* [DATA EXCERPT]:
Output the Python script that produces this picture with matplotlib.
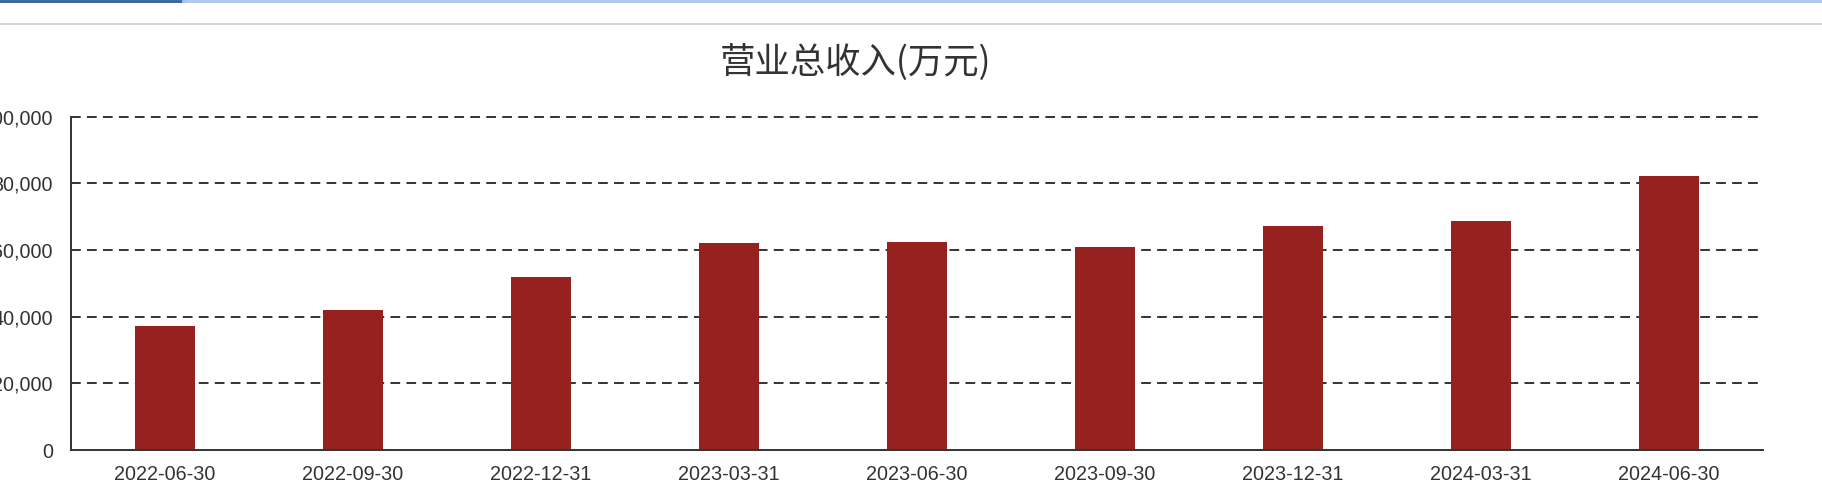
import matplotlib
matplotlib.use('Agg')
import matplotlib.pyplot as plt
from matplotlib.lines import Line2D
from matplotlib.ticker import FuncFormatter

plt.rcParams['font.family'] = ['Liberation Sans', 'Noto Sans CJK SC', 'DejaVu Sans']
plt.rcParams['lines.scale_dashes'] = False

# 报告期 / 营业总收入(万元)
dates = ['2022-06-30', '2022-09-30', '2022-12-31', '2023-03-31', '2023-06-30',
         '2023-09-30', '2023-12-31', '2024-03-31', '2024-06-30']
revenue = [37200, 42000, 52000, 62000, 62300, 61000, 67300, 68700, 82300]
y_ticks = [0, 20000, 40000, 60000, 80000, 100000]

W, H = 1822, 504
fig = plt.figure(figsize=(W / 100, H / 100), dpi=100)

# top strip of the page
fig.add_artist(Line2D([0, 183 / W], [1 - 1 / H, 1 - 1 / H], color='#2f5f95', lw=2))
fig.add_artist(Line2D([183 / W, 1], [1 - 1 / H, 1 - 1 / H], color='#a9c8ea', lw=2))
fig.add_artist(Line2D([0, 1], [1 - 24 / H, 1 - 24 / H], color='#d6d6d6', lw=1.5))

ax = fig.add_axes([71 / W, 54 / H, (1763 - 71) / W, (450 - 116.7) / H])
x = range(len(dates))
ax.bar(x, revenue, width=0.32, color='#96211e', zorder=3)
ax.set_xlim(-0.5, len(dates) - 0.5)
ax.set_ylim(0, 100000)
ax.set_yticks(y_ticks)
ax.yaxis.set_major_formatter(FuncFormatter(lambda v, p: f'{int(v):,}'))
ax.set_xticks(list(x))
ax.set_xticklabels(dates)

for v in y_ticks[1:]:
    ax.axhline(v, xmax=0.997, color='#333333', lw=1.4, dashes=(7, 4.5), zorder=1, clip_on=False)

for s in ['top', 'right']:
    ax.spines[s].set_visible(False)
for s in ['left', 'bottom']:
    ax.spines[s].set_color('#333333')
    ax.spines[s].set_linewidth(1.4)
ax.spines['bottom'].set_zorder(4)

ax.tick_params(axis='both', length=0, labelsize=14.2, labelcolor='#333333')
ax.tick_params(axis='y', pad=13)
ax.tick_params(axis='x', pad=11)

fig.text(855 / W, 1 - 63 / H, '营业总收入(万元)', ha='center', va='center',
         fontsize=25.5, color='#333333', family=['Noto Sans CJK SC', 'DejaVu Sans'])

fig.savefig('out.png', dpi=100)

* [EXERCISE DESCRIPTION]:
Quote the material exactly. Pictures stay out.

* [ANSWER TO THIS EXERCISE]:
Output the Python script that produces this picture with matplotlib.
import matplotlib
matplotlib.use('Agg')
import matplotlib.pyplot as plt
from matplotlib.lines import Line2D
from matplotlib.ticker import FuncFormatter

plt.rcParams['font.family'] = ['Liberation Sans', 'Noto Sans CJK SC', 'DejaVu Sans']
plt.rcParams['lines.scale_dashes'] = False

# 报告期 / 营业总收入(万元)
dates = ['2022-06-30', '2022-09-30', '2022-12-31', '2023-03-31', '2023-06-30',
         '2023-09-30', '2023-12-31', '2024-03-31', '2024-06-30']
revenue = [37200, 42000, 52000, 62000, 62300, 61000, 67300, 68700, 82300]
y_ticks = [0, 20000, 40000, 60000, 80000, 100000]

W, H = 1822, 504
fig = plt.figure(figsize=(W / 100, H / 100), dpi=100)

# top strip of the page
fig.add_artist(Line2D([0, 183 / W], [1 - 1 / H, 1 - 1 / H], color='#2f5f95', lw=2))
fig.add_artist(Line2D([183 / W, 1], [1 - 1 / H, 1 - 1 / H], color='#a9c8ea', lw=2))
fig.add_artist(Line2D([0, 1], [1 - 24 / H, 1 - 24 / H], color='#d6d6d6', lw=1.5))

ax = fig.add_axes([71 / W, 54 / H, (1763 - 71) / W, (450 - 116.7) / H])
x = range(len(dates))
ax.bar(x, revenue, width=0.32, color='#96211e', zorder=3)
ax.set_xlim(-0.5, len(dates) - 0.5)
ax.set_ylim(0, 100000)
ax.set_yticks(y_ticks)
ax.yaxis.set_major_formatter(FuncFormatter(lambda v, p: f'{int(v):,}'))
ax.set_xticks(list(x))
ax.set_xticklabels(dates)

for v in y_ticks[1:]:
    ax.axhline(v, xmax=0.997, color='#333333', lw=1.4, dashes=(7, 4.5), zorder=1, clip_on=False)

for s in ['top', 'right']:
    ax.spines[s].set_visible(False)
for s in ['left', 'bottom']:
    ax.spines[s].set_color('#333333')
    ax.spines[s].set_linewidth(1.4)
ax.spines['bottom'].set_zorder(4)

ax.tick_params(axis='both', length=0, labelsize=14.2, labelcolor='#333333')
ax.tick_params(axis='y', pad=13)
ax.tick_params(axis='x', pad=11)

fig.text(855 / W, 1 - 63 / H, '营业总收入(万元)', ha='center', va='center',
         fontsize=25.5, color='#333333', family=['Noto Sans CJK SC', 'DejaVu Sans'])

fig.savefig('out.png', dpi=100)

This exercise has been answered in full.